Until now, effective weight-loss drugs existed, but largely as aspirational medicine ~ prescribed sparingly, often abandoned early due to cost. That barrier is about to fall. Indian pharmaceutical giants are preparing to flood the market with competing versions. If pricing behaves as it typically does in India’s generics ecosystem, monthly treatment cost could drop to a fraction of current levels. That would place a powerful metabolic drug within reach of the middle class. The consequences will not be confined to India. When Indian manufacturers scale production, global pricing shifts.

This is not conjecture; it is precedent.

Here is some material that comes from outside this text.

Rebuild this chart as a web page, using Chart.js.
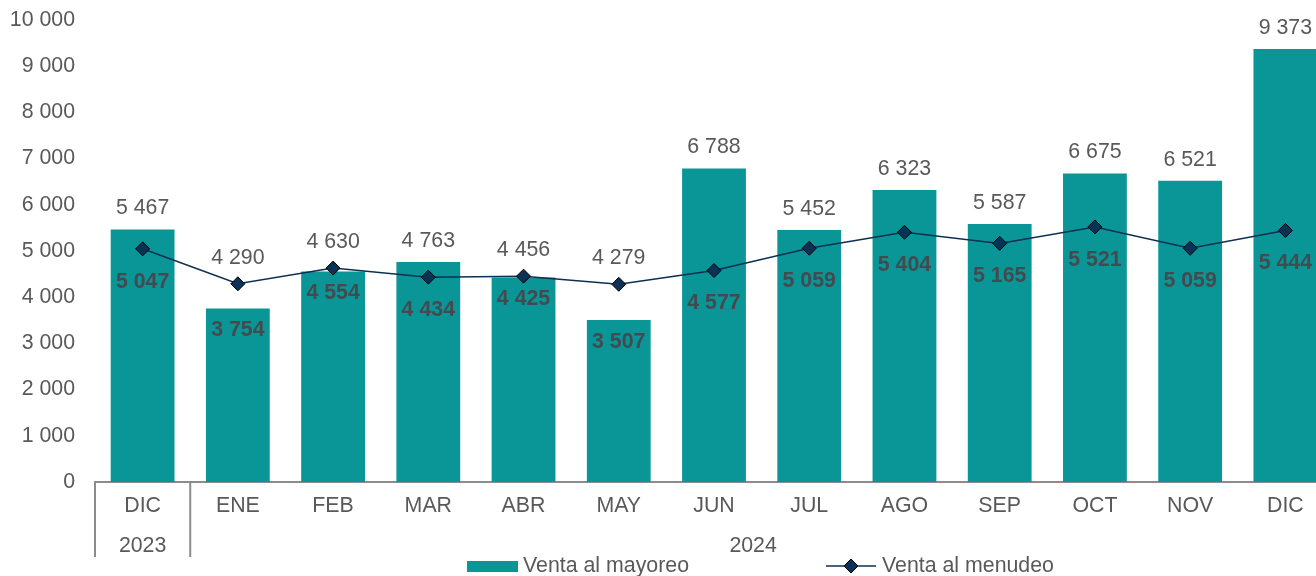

The transformation of HIV treatment in the early 2000s ~ driven by Indian generics and endorsed by institutions like the World Health Organisation ~ turned life-saving drugs from Western monopolies into global public goods. A similar dynamic could now emerge in obesity treatment, especially across Africa, Southeast Asia and Latin America. But there is a difference. HIV drugs treated a fatal disease. Semaglutide treats a condition that straddles medicine and lifestyle. That ambiguity will define India’s challenge. Already, the contours of misuse are visible. In cities like Mumbai and Delhi, weight-loss injections are drifting beyond endocrinology clinics into gyms, beauty centres, and online consultations. The risk is not merely medical ~ though side effects from improper dosing are real ~ but cultural.

A drug designed for disease management is being reimagined as a shortcut to aesthetic transformation. The Central Drugs Standard Control Organisation will therefore face a dual burden: ensuring manufacturing quality in a crowded generics market, and enforcing prescription discipline in an environment prone to commercial excess. Neither task is trivial in a healthcare system that remains unevenly regulated. There is also a deeper economic tension. If India succeeds, it could unlock a multibillion-dollar export market and reinforce its position as the backbone of global generics.

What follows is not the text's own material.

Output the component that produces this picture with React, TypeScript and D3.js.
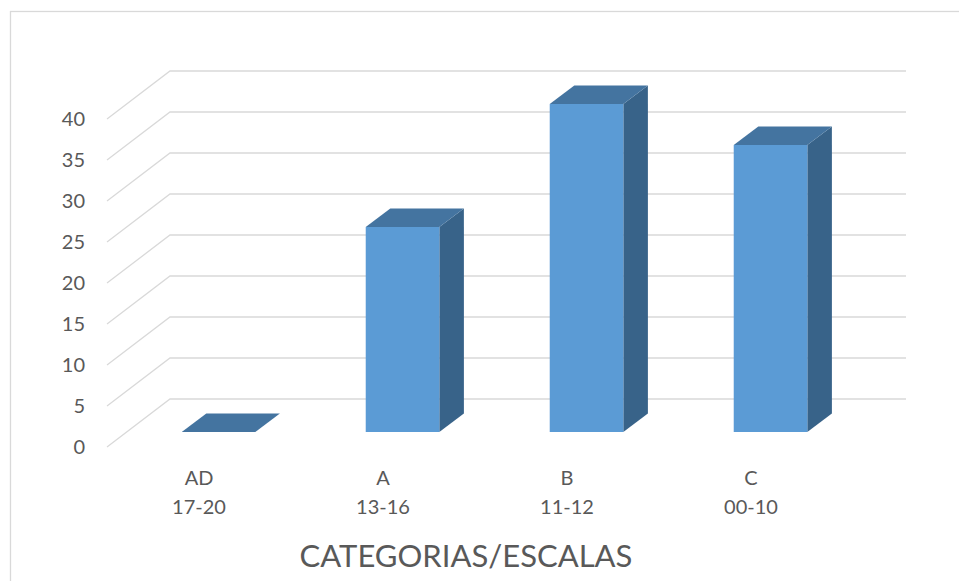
import React from "react";
import * as d3 from "d3";

// Category labels (two lines each) and counts per category
const categories = ["AD", "A", "B", "C"];
const ranges = ["17-20", "13-16", "11-12", "00-10"];
const counts = [0, 25, 40, 35];
const yTicks = [0, 5, 10, 15, 20, 25, 30, 35, 40];
const axisTitle = "CATEGORIAS/ESCALAS";

const W = 959;
const H = 581;

// Floor geometry: front edge, and the offset to the back wall
const floorX = 107;
const floorY = 447;
const floorW = 736;
const depthDx = 63;
const depthDy = -48;

// Depth positions (0 = front edge, 1 = back wall) of the column faces
const barFront = 0.31;
const barBack = 0.7;
const barFrac = 0.4;

const FONT = "Lato, 'Open Sans', sans-serif";
const TEXT = "#595959";
const GRID = "#d9d9d9";
const FACE = "#5b9bd5";
const TOP = "#4474a0";
const SIDE = "#386389";

export default function App() {
  const y = d3.scaleLinear().domain([0, 40]).range([0, 328]);
  const x = d3.scaleBand<string>().domain(categories).range([0, floorW]).padding(0);

  const proj = (fx: number, t: number, v: number): [number, number] => [
    floorX + fx + depthDx * t,
    floorY + depthDy * t - y(v),
  ];
  const pts = (arr: [number, number][]) => arr.map((p) => p.join(",")).join(" ");

  const bw = x.bandwidth() * barFrac;

  return (
    <svg
      width={W}
      height={H}
      style={{ position: "absolute", left: 0, top: 0, background: "#fff" }}
      fontFamily={FONT}
    >
      <rect x={10.5} y={11.5} width={W + 10} height={H + 10} fill="#fff" stroke={GRID} strokeWidth={1.3} />

      {/* side wall diagonals and back wall gridlines */}
      {yTicks.map((v) => {
        const a = proj(0, 0, v);
        const b = proj(0, 1, v);
        const c = proj(floorW, 1, v);
        return (
          <polyline
            key={v}
            points={pts([a, b, c])}
            fill="none"
            stroke={GRID}
            strokeWidth={1.3}
          />
        );
      })}

      {/* value axis labels */}
      {yTicks.map((v) => {
        const [, py] = proj(0, 0, v);
        return (
          <text
            key={v}
            x={85}
            y={py}
            dy="0.35em"
            textAnchor="end"
            fontSize={20}
            fill={TEXT}
          >
            {v}
          </text>
        );
      })}

      {/* columns */}
      {categories.map((cat, i) => {
        const v = counts[i];
        const c = (x(cat) ?? 0) + x.bandwidth() / 2;
        const l = c - bw / 2;
        const r = c + bw / 2;
        const front = [proj(l, barFront, 0), proj(r, barFront, 0), proj(r, barFront, v), proj(l, barFront, v)] as [number, number][];
        const top = [proj(l, barFront, v), proj(r, barFront, v), proj(r, barBack, v), proj(l, barBack, v)] as [number, number][];
        const side = [proj(r, barFront, 0), proj(r, barBack, 0), proj(r, barBack, v), proj(r, barFront, v)] as [number, number][];
        return (
          <g key={cat}>
            <polygon points={pts(side)} fill={SIDE} />
            <polygon points={pts(front)} fill={FACE} />
            <polygon points={pts(top)} fill={TOP} />
          </g>
        );
      })}

      {/* category labels */}
      {categories.map((cat, i) => {
        const cx = floorX + (x(cat) ?? 0) + x.bandwidth() / 2;
        return (
          <text key={cat} textAnchor="middle" fontSize={20} fill={TEXT}>
            <tspan x={cx} y={485}>{cat}</tspan>
            <tspan x={cx} y={514}>{ranges[i]}</tspan>
          </text>
        );
      })}

      <text x={466} y={567} textAnchor="middle" fontSize={31} fill={TEXT}>
        {axisTitle}
      </text>
    </svg>
  );
}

If it fails ~ through substandard production or misuse ~ it risks discrediting an entire therapeutic class. The promise of semaglutide is undeniable. It offers, for the first time, a pharmacological lever against a condition long resistant to intervention. But its power lies not in rapid weight loss, as social media would have it, but in sustained metabolic control. India’s real test, then, is not whether it can make these drugs cheap. It is whether it can make their use disciplined. In that distinction lies the difference between a public health breakthrough and a pharmaceutical free-for-all.